To understand how the vast oceans move, we must look at them as a complex system of "rivers in the sea"—volumes of water moving in definite paths and directions FUNDAMENTALS OF PHYSICAL GEOGRAPHY, Geography Class XI (NCERT 2025 ed.), Movements of Ocean Water, p.111. These movements are categorized into Primary Forces (which initiate the movement) and Secondary Forces (which influence the path and speed) Physical Geography by PMF IAS, Ocean Movements Ocean Currents And Tides, p.486. While solar heating causes water to expand and wind provides the initial push, it is the Earth's rotation that dictates the actual direction these currents take.

The Earth rotates from West to East, but this rotation is not uniform in terms of linear speed; it is fastest at the equator and slowest at the poles. This creates the Coriolis Force, an apparent force that deflects any moving object (including water and air) from its straight-line path Physical Geography by PMF IAS, Ocean Movements Ocean Currents And Tides, p.487. Imagine trying to draw a straight line on a spinning record—the line will naturally curve. In the same way, as water moves across the globe, the rotating Earth beneath it causes it to veer off course.

This deflection follows a very specific rule: in the Northern Hemisphere, ocean currents are deflected to the right, while in the Southern Hemisphere, they are deflected to the left. This simple rule of rotation is why we see massive circular current patterns, known as Gyres, flowing clockwise in the North Atlantic and counter-clockwise in the South Atlantic. Without the Earth's rotation, ocean currents would likely move in simple, direct lines from high-pressure to low-pressure areas or from the warm equator to the cold poles.

Hemisphere	Direction of Deflection	Typical Gyre Rotation
Northern Hemisphere	To the Right	Clockwise
Southern Hemisphere	To the Left	Counter-clockwise

Sources: FUNDAMENTALS OF PHYSICAL GEOGRAPHY, Geography Class XI (NCERT 2025 ed.), Movements of Ocean Water, p.111; Physical Geography by PMF IAS, Ocean Movements Ocean Currents And Tides, p.486; Physical Geography by PMF IAS, Ocean Movements Ocean Currents And Tides, p.487

6. The Coriolis Effect and Ferrel's Law (exam-level)

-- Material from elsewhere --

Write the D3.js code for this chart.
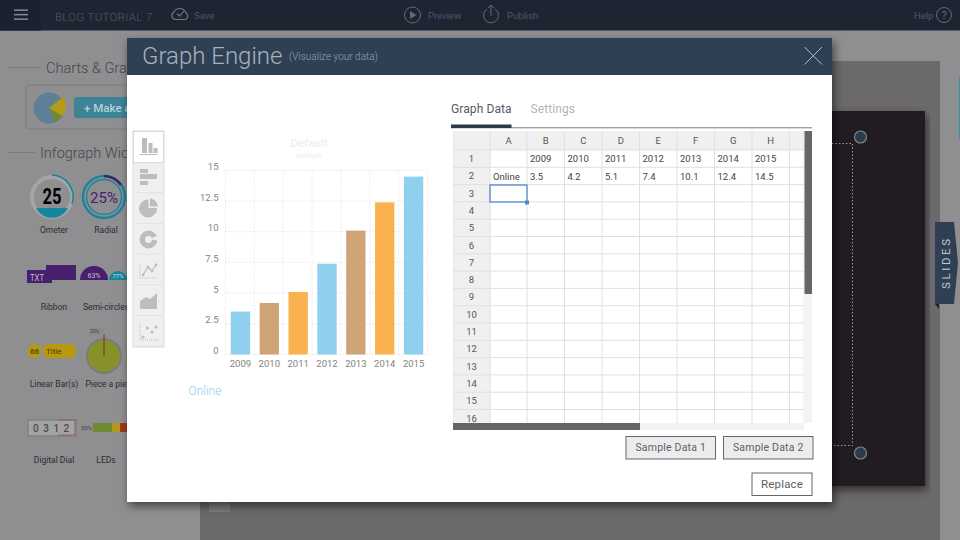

Imagine you are standing on a giant merry-go-round. If you try to throw a ball straight to a friend on the opposite side while the platform is spinning, the ball will appear to curve away from them. This is the essence of the Coriolis Effect. It is not a 'real' force like gravity, but an apparent force caused by the Earth's rotation from west to east. While the Pressure Gradient Force (PGF) acts as the engine that starts the wind moving, the Coriolis effect acts as the steering wheel, deflecting the wind from its straight-line path Physical Geography by PMF IAS, Pressure Systems and Wind System, p.308.

The direction of this deflection is governed by Ferrel's Law, which states that any moving fluid (wind or ocean currents) is deflected to the right of its path in the Northern Hemisphere and to the left in the Southern Hemisphere. This happens because the Earth rotates at different linear speeds depending on the latitude—faster at the equator and slower toward the poles. Consequently, the Coriolis force is directly proportional to the angle of latitude; it is completely absent (zero) at the equator and reaches its maximum strength at the poles Geography Class XI NCERT, Atmospheric Circulation and Weather Systems, p.79. This lack of Coriolis force at the equator is why tropical cyclones, which require a 'spin,' cannot form between 0° and 5° latitude Physical Geography by PMF IAS, Tropical Cyclones, p.356.

Crucially, the Coriolis force always acts perpendicular to the direction of motion. Its magnitude depends on two main factors: the velocity of the wind and the latitude. The faster the wind blows, the greater the deflection. In the upper atmosphere, where friction from the Earth's surface is minimal, winds can attain such high velocities that the Coriolis force deflects them until they blow nearly parallel to the isobars. This interaction is fundamental to creating the high-pressure belts found around 25°–35° North and South, where poleward-moving air is forced to subside due to this 'blocking' deflection Physical Geography by PMF IAS, Pressure Systems and Wind System, p.314.

Feature	Equator (0°)	Poles (90°)
Coriolis Force Magnitude	Zero	Maximum
Deflection of Wind	None	Highest
Cyclonic Formation	Negligible/None	Strong potential

Sources: Physical Geography by PMF IAS, Pressure Systems and Wind System, p.308; FUNDAMENTALS OF PHYSICAL GEOGRAPHY, Geography Class XI (NCERT 2025 ed.), Atmospheric Circulation and Weather Systems, p.79; Physical Geography by PMF IAS, Tropical Cyclones, p.356; Physical Geography by PMF IAS, Pressure Systems and Wind System, p.314

7. Solving the Original PYQ (exam-level)

You have just mastered the building blocks of atmospheric dynamics, specifically how Pressure Gradient Force initiates the movement of air. This question tests your ability to distinguish between the force that starts the wind and the force that directs it. As you learned in the concept modules, while air moves from high to low pressure, it doesn't move in a straight line because we are observing it from a non-inertial, rotating frame of reference. This phenomenon, known as the Coriolis effect, is the direct consequence of the Rotation of the earth.

To arrive at the correct answer, think like a geographer: if the Earth were stationary, wind would move directly across isobars. However, because the Earth rotates from West to East, any object moving over its surface appears to veer off course. As detailed in Physical Geography by PMF IAS, this deflection follows Ferrel's Law—turning objects to the right in the Northern Hemisphere and to the left in the Southern Hemisphere. Therefore, the primary cause of this specific leftward deflection is (C) Rotation of the earth.

UPSC often includes "distractor" options that are related but incorrect. Temperature and Pressure are the fundamental drivers that create wind by generating density differences, but they do not cause the deflection itself. This is a common trap; do not confuse the source of the motion with the modifier of the path. Similarly, the Magnetic field is a red herring—while it affects charged particles in the ionosphere, it has no impact on the neutral gas molecules that make up the winds in our troposphere.